The BBC has been fined for making a pretty rudimentary error in its coverage of a remote court hearing.

As any A-level law student will testify, it is contempt of court to record or broadcast any court proceedings unless permission has been granted by the court. Sadly that fact escaped the BBC, with its massed army of overpaid, under-worked lawyers.

On 18th November last year, South East Tonight, the BBC's regional news programme for East and West Sussex, Surrey and Kent, broke the rules by twice broadcasting six seconds of footage from a judicial review hearing.

A reporter working from home had been tasked with reporting on the hearing, which was in relation to a controversial Surrey County Council planning decision.

Technical staff recorded the hearing, with the permission of a news editor who had expressly sanctioned it. The editor and reporter both said that they regularly broadcast footage from virtual meetings, but the rules about court hearings "simply didn't occur to either of them".

The court heard that a producer spent 2 hours trawling through the footage looking for usable material. It ruled that the reporter had no intention of including the footage in her report, but the six second clip was used as an "establishing shot" in the lead up.

Lady Justice Andrews and Mr Justice Warby suggested that the oversight pointed to "serious deficiencies" in the information and training provided to BBC journalists.
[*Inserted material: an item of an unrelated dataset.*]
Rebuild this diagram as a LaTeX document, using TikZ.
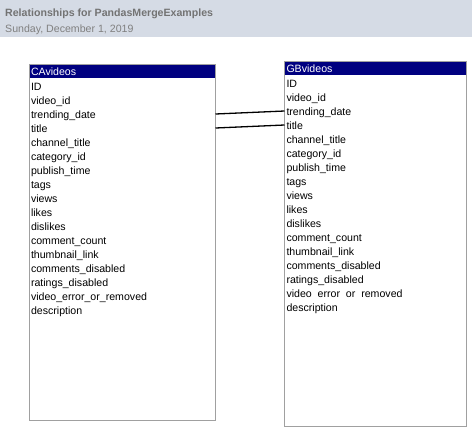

The judgment said: "It was an aggravating factor that the BBC is the principal news provider in this country and that this unfortunate sequence of acts in contempt of court was a departure from the high standards that are rightly expected of it and which it sets for itself.

"The broadcast was repeated. The clip was seen by around half a million viewers, though none of them complained about it. The problem could and probably would have been avoided had the BBC taken more proactive steps."

The BBC was fined £28,000 for its glaring oversight and incompetence - the equivalent of 157 TV licences that the public will have to foot the bill for.